• Source excerpt
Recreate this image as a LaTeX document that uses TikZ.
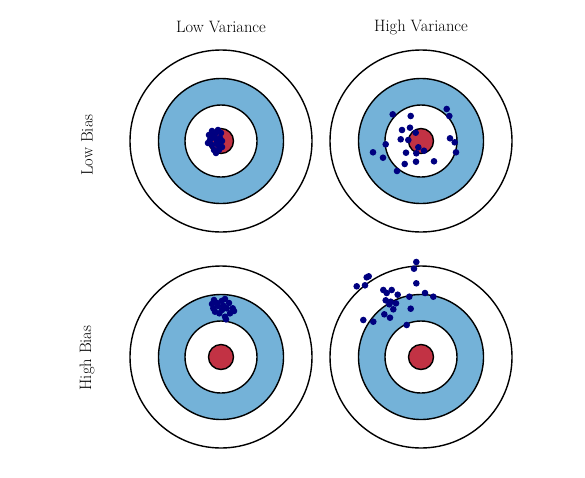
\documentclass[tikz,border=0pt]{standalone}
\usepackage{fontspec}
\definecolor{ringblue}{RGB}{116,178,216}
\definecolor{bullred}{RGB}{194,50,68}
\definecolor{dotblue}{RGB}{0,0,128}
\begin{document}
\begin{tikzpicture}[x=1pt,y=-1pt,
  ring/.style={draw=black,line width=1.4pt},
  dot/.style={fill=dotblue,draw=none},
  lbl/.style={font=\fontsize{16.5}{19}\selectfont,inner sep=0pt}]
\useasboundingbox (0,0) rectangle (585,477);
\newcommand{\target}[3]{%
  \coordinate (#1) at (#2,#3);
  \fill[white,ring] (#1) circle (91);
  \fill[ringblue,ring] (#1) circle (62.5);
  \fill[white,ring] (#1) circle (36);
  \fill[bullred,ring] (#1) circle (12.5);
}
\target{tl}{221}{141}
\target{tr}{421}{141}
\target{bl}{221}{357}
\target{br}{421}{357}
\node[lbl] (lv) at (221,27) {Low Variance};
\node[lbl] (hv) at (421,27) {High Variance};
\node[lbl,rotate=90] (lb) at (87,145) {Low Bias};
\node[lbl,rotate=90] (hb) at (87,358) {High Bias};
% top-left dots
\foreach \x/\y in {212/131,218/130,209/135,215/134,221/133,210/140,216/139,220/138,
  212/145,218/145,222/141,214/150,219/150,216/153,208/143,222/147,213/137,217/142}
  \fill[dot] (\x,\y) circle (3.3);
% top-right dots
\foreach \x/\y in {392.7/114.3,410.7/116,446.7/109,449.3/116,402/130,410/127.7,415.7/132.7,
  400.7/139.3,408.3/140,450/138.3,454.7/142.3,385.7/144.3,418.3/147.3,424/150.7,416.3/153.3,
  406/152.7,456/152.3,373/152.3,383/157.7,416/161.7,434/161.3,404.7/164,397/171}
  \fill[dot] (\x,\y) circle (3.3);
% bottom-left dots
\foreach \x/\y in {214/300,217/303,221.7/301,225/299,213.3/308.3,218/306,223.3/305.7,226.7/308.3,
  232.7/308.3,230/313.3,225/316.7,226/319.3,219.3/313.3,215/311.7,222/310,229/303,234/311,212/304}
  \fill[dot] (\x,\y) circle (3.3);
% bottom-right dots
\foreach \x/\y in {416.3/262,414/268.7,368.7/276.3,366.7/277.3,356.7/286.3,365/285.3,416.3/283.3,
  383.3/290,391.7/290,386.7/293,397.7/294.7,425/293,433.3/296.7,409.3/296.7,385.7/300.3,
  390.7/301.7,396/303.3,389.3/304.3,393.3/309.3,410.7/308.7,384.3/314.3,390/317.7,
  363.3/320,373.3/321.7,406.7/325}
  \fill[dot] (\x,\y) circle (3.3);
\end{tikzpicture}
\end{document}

• Objective
Reproduce all of the material exactly, apart from the pictures.

• Exercise response
Recreate this image as a LaTeX document that uses TikZ.
\documentclass[tikz,border=0pt]{standalone}
\usepackage{fontspec}
\definecolor{ringblue}{RGB}{116,178,216}
\definecolor{bullred}{RGB}{194,50,68}
\definecolor{dotblue}{RGB}{0,0,128}
\begin{document}
\begin{tikzpicture}[x=1pt,y=-1pt,
  ring/.style={draw=black,line width=1.4pt},
  dot/.style={fill=dotblue,draw=none},
  lbl/.style={font=\fontsize{16.5}{19}\selectfont,inner sep=0pt}]
\useasboundingbox (0,0) rectangle (585,477);
\newcommand{\target}[3]{%
  \coordinate (#1) at (#2,#3);
  \fill[white,ring] (#1) circle (91);
  \fill[ringblue,ring] (#1) circle (62.5);
  \fill[white,ring] (#1) circle (36);
  \fill[bullred,ring] (#1) circle (12.5);
}
\target{tl}{221}{141}
\target{tr}{421}{141}
\target{bl}{221}{357}
\target{br}{421}{357}
\node[lbl] (lv) at (221,27) {Low Variance};
\node[lbl] (hv) at (421,27) {High Variance};
\node[lbl,rotate=90] (lb) at (87,145) {Low Bias};
\node[lbl,rotate=90] (hb) at (87,358) {High Bias};
% top-left dots
\foreach \x/\y in {212/131,218/130,209/135,215/134,221/133,210/140,216/139,220/138,
  212/145,218/145,222/141,214/150,219/150,216/153,208/143,222/147,213/137,217/142}
  \fill[dot] (\x,\y) circle (3.3);
% top-right dots
\foreach \x/\y in {392.7/114.3,410.7/116,446.7/109,449.3/116,402/130,410/127.7,415.7/132.7,
  400.7/139.3,408.3/140,450/138.3,454.7/142.3,385.7/144.3,418.3/147.3,424/150.7,416.3/153.3,
  406/152.7,456/152.3,373/152.3,383/157.7,416/161.7,434/161.3,404.7/164,397/171}
  \fill[dot] (\x,\y) circle (3.3);
% bottom-left dots
\foreach \x/\y in {214/300,217/303,221.7/301,225/299,213.3/308.3,218/306,223.3/305.7,226.7/308.3,
  232.7/308.3,230/313.3,225/316.7,226/319.3,219.3/313.3,215/311.7,222/310,229/303,234/311,212/304}
  \fill[dot] (\x,\y) circle (3.3);
% bottom-right dots
\foreach \x/\y in {416.3/262,414/268.7,368.7/276.3,366.7/277.3,356.7/286.3,365/285.3,416.3/283.3,
  383.3/290,391.7/290,386.7/293,397.7/294.7,425/293,433.3/296.7,409.3/296.7,385.7/300.3,
  390.7/301.7,396/303.3,389.3/304.3,393.3/309.3,410.7/308.7,384.3/314.3,390/317.7,
  363.3/320,373.3/321.7,406.7/325}
  \fill[dot] (\x,\y) circle (3.3);
\end{tikzpicture}
\end{document}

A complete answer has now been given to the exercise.